All That’s Old is New Again (Part 3 of 3)

By October 23, 2017Blog

H+H uses period instruments to create an historically-informed presentation of Baroque and Classical music—as close as possible to the composer’s original intent. Interestingly, not all the instruments are available as working antiques. Sometimes we make new instruments to function and sound like the originals.

Slide Trumpet

Jesse Levine is learning an unusual new instrument for H+H this year: a slide trumpet, or tromba da tirarsi. It’s a small, Baroque trumpet that has a slide like a trombone.

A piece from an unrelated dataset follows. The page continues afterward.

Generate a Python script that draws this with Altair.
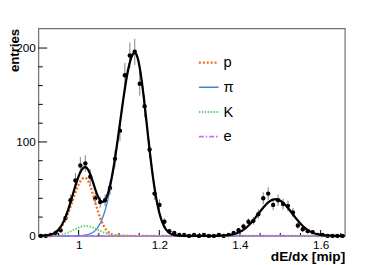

“We programmed Bach’s Cantata 147 for this year’s Bach Christmas program, and it’s got two types of trumpet parts. The opening chorus and aria are for regular natural trumpet, however there’s two chorales, including the famous Jesu, Joy of Man’s Desiring, with a part for slide trumpet, which just doubles the tune with the sopranos. It’s not possible to play on a natural trumpet, because not all the notes exist in the harmonic series (the only notes a regular natural trumpet can play).

“Being that this piece required it, I thought I’d go buy one. I searched on the internet, and the only person who makes one is a guy in Wales named Matthew Parker (matthewparkertrumpets.com). I called him, and he made one for me and sent it over. Altogether, it took about eight or nine weeks.

“There are four slide positions (a trombone has seven), so it’s basically four natural trumpets in one. The technique is similar in that respect, but if it’s out of tune, you have to adjust the whole slide. Trumpet players bend with their lips, but now I can just use the slide like a trombonist.”